The last few months have done little to remedy this situation. To the north, the country’s main trading partners and potential investors continue to struggle with a seemingly endless economic crisis. Closer to home, government spending has continued to rise in step with efforts to curb the kind of growing public protests that led to challenges to the government in Tunisia, Libya and Egypt. Taken with a nation-wide drought, the situation has left Morocco posting a modest 2.5 to 3 percent growth rate for the year.
Enter Saudi Arabia. This week saw an anonymous government source tell Reuters that Morocco state officials had all but decided that they would team with Saudi Arabia’s International Company for Water and Power (ACWA) to kick start what amounts to the first stage of the country’s sprawling solar plan outside the southern town of Ouarzazate – a 160 MW component of a 6 GW overall renewable strategy planned over the next eight years. The public-private effort will cost about $500 million and include an agreement with ACWA to handle financing, design, construction and maintenance of the plant.
The broader plan, which was initiated in 2009, promises 2 GW from wind power (300 MW are already installed) and 2GW from a planned 5 solar projects across the country, amounting to about 18 percent of Morocco’s energy demand, with construction planned between 2014 and 2020, according to a Saudi Gazette report. The remaining renewable options will come from hydro and biomass projects.
While an official government announcement on the project funding and partnership has not been offered, the reported step forward is welcome news for the country’s green energy advocates, both at home and those associated with the German-led Desertec initiative. While the far-reaching Desertec renewable energy project includes green energy projects from Tunis to Cairo, Morocco has emerged as the program’s best bet for a successful anchor project thanks to their early adoption and support for solar and wind efforts.

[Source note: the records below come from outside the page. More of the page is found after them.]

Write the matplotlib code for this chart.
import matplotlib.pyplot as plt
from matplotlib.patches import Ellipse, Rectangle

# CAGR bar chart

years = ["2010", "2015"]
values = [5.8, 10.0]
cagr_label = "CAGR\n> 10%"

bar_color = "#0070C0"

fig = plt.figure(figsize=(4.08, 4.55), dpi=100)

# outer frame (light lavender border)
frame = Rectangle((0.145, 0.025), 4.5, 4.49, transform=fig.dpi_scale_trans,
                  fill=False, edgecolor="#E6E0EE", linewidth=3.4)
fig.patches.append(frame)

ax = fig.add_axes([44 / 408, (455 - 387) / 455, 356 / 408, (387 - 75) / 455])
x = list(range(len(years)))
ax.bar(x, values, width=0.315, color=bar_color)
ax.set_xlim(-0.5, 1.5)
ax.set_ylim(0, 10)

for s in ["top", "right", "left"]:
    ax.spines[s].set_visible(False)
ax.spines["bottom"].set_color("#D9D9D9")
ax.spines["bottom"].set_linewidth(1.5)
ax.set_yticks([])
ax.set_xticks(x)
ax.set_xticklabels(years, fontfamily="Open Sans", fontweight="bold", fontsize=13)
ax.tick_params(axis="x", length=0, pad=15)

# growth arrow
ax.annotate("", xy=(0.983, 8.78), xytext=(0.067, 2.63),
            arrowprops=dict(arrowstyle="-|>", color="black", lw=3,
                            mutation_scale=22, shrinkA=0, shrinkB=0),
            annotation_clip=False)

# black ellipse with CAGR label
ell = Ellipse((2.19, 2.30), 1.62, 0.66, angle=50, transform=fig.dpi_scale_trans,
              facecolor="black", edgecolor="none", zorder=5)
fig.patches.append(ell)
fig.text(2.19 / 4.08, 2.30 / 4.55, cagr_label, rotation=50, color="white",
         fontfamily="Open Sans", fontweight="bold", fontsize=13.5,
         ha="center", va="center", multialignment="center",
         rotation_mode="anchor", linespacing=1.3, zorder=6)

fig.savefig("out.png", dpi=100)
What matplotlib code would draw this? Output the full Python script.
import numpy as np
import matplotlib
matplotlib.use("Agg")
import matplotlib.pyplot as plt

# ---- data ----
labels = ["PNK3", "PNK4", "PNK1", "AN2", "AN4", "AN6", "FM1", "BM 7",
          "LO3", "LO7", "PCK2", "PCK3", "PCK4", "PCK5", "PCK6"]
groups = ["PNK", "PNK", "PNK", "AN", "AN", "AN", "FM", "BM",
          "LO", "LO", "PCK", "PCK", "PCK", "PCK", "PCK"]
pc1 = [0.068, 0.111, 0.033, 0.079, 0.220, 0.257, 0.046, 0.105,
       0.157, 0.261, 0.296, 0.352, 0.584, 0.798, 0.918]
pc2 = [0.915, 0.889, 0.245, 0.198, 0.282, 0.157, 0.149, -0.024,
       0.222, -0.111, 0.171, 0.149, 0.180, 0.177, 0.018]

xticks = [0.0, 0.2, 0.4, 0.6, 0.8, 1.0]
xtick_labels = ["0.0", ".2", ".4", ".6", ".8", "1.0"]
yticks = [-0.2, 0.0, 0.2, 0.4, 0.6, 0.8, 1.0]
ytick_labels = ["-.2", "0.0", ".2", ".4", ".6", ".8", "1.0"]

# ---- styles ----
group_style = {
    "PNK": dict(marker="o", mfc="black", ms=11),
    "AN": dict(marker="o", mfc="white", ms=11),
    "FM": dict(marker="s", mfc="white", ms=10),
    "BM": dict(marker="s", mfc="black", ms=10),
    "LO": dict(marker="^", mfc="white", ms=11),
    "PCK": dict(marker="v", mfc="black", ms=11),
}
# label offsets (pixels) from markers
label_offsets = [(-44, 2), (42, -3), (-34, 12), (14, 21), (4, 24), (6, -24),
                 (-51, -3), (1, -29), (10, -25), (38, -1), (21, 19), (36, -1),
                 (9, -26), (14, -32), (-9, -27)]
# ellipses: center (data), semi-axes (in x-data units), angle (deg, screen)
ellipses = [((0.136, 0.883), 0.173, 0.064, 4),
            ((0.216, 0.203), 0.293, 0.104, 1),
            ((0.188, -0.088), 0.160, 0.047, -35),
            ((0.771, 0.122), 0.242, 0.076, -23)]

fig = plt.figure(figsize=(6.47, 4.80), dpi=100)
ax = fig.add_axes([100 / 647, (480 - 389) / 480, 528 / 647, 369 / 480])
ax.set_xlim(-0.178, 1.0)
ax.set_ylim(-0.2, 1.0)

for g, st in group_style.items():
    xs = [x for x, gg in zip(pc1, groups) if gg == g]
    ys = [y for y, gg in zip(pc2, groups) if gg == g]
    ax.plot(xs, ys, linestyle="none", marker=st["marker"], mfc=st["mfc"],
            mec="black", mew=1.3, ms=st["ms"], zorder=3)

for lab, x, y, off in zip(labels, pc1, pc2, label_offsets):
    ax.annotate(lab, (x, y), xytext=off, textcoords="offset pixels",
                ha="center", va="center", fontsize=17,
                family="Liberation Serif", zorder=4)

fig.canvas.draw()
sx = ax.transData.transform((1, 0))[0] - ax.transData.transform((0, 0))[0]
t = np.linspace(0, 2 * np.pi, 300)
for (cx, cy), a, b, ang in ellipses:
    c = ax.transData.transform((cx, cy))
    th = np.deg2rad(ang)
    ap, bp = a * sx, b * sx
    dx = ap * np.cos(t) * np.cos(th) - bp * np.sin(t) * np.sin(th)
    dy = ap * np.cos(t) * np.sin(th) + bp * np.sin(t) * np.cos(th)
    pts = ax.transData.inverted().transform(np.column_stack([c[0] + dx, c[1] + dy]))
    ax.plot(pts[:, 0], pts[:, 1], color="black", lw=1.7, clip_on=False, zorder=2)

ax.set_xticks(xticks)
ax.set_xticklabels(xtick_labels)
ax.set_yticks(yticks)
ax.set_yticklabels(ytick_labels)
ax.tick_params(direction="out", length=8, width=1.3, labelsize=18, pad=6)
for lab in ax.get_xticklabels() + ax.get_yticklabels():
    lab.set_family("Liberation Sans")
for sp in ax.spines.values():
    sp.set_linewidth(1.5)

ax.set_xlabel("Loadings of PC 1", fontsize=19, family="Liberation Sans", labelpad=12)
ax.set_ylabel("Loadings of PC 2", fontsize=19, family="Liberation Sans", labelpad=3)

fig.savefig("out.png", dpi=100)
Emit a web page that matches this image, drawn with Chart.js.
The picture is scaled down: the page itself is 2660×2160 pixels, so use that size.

Still, there is a long road ahead for the North African nation’s renewable energy dreams, not least because of recent increases in government spending green advocates would have rather seen go towards project and infrastructure development. Over the past year, public program spending from Rabat has increased in response to growing political protests, with new subsidies and job efforts aimed at calming potential opposition movements. While early efforts combined with elections and pledges for constitutional reforms helped ease the tension, sustaining such spending with minimal natural resource revenue is becoming an increasingly difficult task to keep up.
Dependent on exports for much of their energy needs and largely free of domestic oil and gas resources, Morocco launched their 2009 renewable energy program as a part of a diversification effort that has included traditional projects and beefing up the country’s role as an energy transport hub. Looking beyond green options, Morocco has also stepped up traditional energy license offers as well as exploring offshore drilling efforts, though there is far less confidence in that sector’s potential. Earlier this year, Tangiers opened an expanded storage facility for oil, gas and other refined materials aimed at the more than 70,000 ships that pass through the Strait of Gibraltar each year.